◆ What you have to do
Emit a verbatim copy of the lines below from the line with "What TikZ code" through the line with "(0,0) rectangle (700,518);", excluding pictures and everything outside that range.

◆ Source records
───

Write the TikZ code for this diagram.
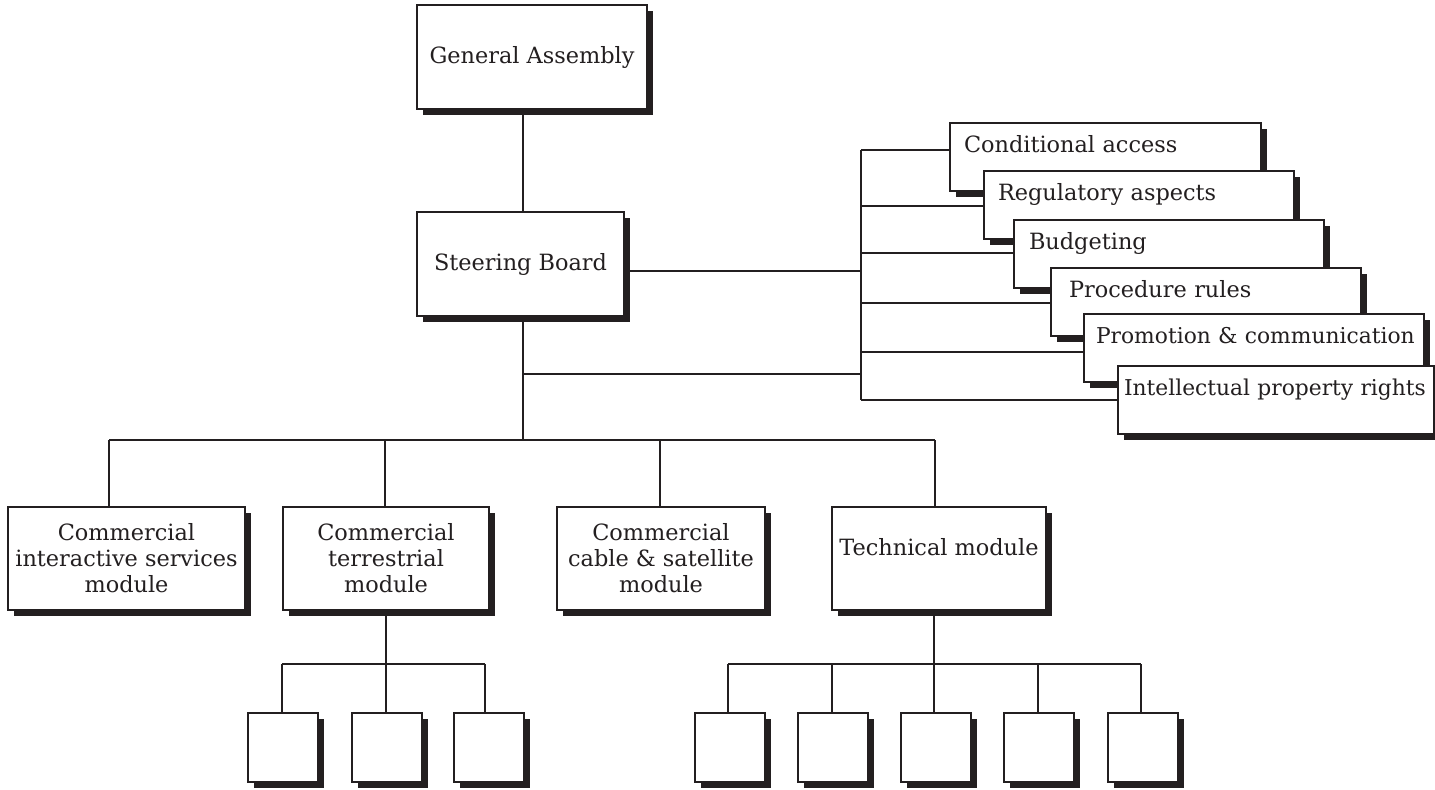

───

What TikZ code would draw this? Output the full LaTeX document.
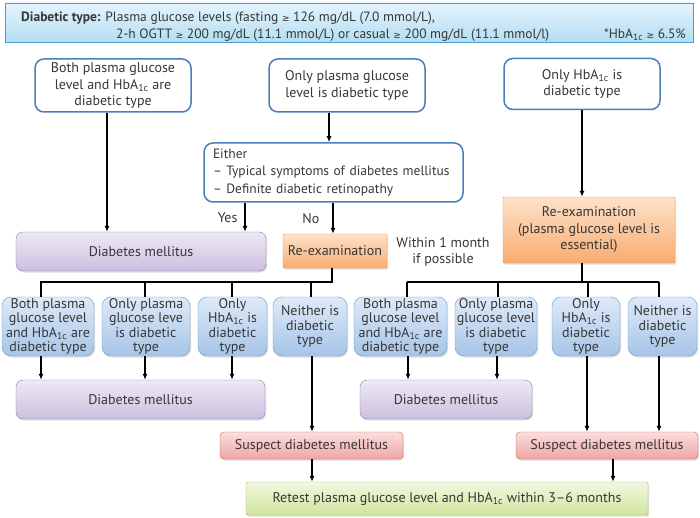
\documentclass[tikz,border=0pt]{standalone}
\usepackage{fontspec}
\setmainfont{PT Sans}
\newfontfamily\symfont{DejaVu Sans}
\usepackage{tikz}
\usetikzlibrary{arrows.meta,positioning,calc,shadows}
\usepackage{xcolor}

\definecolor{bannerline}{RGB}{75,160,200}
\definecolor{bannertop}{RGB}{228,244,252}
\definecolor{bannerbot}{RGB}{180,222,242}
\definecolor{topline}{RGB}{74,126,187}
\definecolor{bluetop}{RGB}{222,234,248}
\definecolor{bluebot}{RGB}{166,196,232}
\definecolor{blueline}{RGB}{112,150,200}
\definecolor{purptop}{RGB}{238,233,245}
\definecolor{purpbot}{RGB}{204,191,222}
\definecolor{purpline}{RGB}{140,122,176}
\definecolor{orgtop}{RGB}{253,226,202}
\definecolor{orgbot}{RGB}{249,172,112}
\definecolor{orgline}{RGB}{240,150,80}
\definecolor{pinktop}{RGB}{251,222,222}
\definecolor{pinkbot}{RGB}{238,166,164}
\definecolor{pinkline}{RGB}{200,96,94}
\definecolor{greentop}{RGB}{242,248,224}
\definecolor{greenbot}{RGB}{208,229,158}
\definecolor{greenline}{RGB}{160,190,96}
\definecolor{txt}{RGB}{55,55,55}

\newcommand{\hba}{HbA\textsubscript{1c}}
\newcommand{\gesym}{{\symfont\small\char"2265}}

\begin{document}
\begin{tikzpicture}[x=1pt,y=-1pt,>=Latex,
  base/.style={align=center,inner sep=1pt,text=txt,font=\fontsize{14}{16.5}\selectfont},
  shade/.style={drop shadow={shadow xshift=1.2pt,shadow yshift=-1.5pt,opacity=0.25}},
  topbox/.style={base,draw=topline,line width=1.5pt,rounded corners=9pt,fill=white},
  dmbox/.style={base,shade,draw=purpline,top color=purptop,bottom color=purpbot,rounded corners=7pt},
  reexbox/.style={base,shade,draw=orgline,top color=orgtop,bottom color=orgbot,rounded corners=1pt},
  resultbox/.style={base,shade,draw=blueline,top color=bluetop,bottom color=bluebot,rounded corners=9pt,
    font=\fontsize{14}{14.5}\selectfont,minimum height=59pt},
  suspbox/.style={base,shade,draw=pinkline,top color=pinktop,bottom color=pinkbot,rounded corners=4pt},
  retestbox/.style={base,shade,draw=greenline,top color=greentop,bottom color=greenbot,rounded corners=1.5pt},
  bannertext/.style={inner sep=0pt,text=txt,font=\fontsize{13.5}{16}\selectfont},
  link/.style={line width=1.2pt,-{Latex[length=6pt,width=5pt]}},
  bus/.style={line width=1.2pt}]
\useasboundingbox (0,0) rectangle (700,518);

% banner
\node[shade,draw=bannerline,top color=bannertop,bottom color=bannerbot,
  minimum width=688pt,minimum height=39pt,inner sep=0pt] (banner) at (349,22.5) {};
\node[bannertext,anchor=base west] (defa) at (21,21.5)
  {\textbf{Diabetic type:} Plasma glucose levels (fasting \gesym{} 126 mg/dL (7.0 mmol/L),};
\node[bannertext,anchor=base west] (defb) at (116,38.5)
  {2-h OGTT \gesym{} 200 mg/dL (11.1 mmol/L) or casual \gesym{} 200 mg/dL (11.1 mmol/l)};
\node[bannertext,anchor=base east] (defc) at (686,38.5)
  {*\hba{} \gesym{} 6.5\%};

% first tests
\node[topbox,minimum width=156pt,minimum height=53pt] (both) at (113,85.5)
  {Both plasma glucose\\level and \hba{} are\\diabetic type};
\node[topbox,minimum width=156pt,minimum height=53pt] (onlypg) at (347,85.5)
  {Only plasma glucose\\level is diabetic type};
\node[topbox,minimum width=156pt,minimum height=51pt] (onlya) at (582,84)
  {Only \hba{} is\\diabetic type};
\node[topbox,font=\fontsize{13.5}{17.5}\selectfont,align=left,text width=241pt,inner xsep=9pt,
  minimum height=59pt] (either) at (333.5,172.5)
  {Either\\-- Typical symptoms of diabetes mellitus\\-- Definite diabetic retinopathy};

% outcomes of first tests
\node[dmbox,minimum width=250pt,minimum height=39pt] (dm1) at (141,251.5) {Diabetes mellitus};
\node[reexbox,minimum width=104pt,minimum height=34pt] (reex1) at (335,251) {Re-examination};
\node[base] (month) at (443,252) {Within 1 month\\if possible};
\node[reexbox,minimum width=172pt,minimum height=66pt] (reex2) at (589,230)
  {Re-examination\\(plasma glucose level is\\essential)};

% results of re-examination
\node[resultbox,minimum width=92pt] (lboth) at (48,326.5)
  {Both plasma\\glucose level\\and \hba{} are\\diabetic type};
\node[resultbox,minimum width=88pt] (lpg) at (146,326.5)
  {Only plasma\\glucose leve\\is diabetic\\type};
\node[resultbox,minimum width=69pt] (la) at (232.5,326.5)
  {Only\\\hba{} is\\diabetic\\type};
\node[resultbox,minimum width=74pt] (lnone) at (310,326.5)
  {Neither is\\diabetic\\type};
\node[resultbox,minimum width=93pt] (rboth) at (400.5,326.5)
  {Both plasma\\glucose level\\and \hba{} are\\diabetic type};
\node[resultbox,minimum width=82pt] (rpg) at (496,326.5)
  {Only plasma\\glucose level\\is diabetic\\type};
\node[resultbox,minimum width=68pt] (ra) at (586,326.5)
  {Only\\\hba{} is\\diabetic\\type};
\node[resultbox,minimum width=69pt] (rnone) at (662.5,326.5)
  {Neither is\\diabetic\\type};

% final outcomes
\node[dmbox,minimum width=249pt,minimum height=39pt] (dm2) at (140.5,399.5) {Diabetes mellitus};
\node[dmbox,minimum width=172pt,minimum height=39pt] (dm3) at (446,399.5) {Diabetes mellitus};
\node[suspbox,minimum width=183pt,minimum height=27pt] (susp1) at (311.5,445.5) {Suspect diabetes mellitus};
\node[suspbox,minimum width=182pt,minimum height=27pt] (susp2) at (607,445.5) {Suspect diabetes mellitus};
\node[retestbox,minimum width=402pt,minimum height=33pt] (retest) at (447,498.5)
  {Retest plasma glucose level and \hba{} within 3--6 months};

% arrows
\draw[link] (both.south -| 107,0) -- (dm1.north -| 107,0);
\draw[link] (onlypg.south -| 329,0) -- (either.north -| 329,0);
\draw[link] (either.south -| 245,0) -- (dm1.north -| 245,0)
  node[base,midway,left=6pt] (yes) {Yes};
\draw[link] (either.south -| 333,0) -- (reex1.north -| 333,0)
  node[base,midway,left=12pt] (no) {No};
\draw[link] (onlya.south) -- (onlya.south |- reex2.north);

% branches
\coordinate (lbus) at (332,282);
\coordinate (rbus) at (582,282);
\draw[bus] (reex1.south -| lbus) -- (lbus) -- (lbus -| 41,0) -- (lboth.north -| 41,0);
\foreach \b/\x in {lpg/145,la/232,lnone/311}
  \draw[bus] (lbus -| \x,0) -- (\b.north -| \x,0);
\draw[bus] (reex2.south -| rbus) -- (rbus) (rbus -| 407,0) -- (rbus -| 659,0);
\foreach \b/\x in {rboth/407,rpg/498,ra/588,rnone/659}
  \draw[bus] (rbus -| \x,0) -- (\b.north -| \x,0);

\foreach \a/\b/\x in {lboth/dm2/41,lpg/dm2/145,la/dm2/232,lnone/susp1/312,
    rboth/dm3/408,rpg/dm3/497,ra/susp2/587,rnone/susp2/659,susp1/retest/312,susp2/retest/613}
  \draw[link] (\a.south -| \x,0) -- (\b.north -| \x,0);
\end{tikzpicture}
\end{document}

───

◆ Complete output
What TikZ code would draw this? Output the full LaTeX document.
\documentclass[tikz,border=0pt]{standalone}
\usepackage{fontspec}
\setmainfont{PT Sans}
\newfontfamily\symfont{DejaVu Sans}
\usepackage{tikz}
\usetikzlibrary{arrows.meta,positioning,calc,shadows}
\usepackage{xcolor}

\definecolor{bannerline}{RGB}{75,160,200}
\definecolor{bannertop}{RGB}{228,244,252}
\definecolor{bannerbot}{RGB}{180,222,242}
\definecolor{topline}{RGB}{74,126,187}
\definecolor{bluetop}{RGB}{222,234,248}
\definecolor{bluebot}{RGB}{166,196,232}
\definecolor{blueline}{RGB}{112,150,200}
\definecolor{purptop}{RGB}{238,233,245}
\definecolor{purpbot}{RGB}{204,191,222}
\definecolor{purpline}{RGB}{140,122,176}
\definecolor{orgtop}{RGB}{253,226,202}
\definecolor{orgbot}{RGB}{249,172,112}
\definecolor{orgline}{RGB}{240,150,80}
\definecolor{pinktop}{RGB}{251,222,222}
\definecolor{pinkbot}{RGB}{238,166,164}
\definecolor{pinkline}{RGB}{200,96,94}
\definecolor{greentop}{RGB}{242,248,224}
\definecolor{greenbot}{RGB}{208,229,158}
\definecolor{greenline}{RGB}{160,190,96}
\definecolor{txt}{RGB}{55,55,55}

\newcommand{\hba}{HbA\textsubscript{1c}}
\newcommand{\gesym}{{\symfont\small\char"2265}}

\begin{document}
\begin{tikzpicture}[x=1pt,y=-1pt,>=Latex,
  base/.style={align=center,inner sep=1pt,text=txt,font=\fontsize{14}{16.5}\selectfont},
  shade/.style={drop shadow={shadow xshift=1.2pt,shadow yshift=-1.5pt,opacity=0.25}},
  topbox/.style={base,draw=topline,line width=1.5pt,rounded corners=9pt,fill=white},
  dmbox/.style={base,shade,draw=purpline,top color=purptop,bottom color=purpbot,rounded corners=7pt},
  reexbox/.style={base,shade,draw=orgline,top color=orgtop,bottom color=orgbot,rounded corners=1pt},
  resultbox/.style={base,shade,draw=blueline,top color=bluetop,bottom color=bluebot,rounded corners=9pt,
    font=\fontsize{14}{14.5}\selectfont,minimum height=59pt},
  suspbox/.style={base,shade,draw=pinkline,top color=pinktop,bottom color=pinkbot,rounded corners=4pt},
  retestbox/.style={base,shade,draw=greenline,top color=greentop,bottom color=greenbot,rounded corners=1.5pt},
  bannertext/.style={inner sep=0pt,text=txt,font=\fontsize{13.5}{16}\selectfont},
  link/.style={line width=1.2pt,-{Latex[length=6pt,width=5pt]}},
  bus/.style={line width=1.2pt}]
\useasboundingbox (0,0) rectangle (700,518);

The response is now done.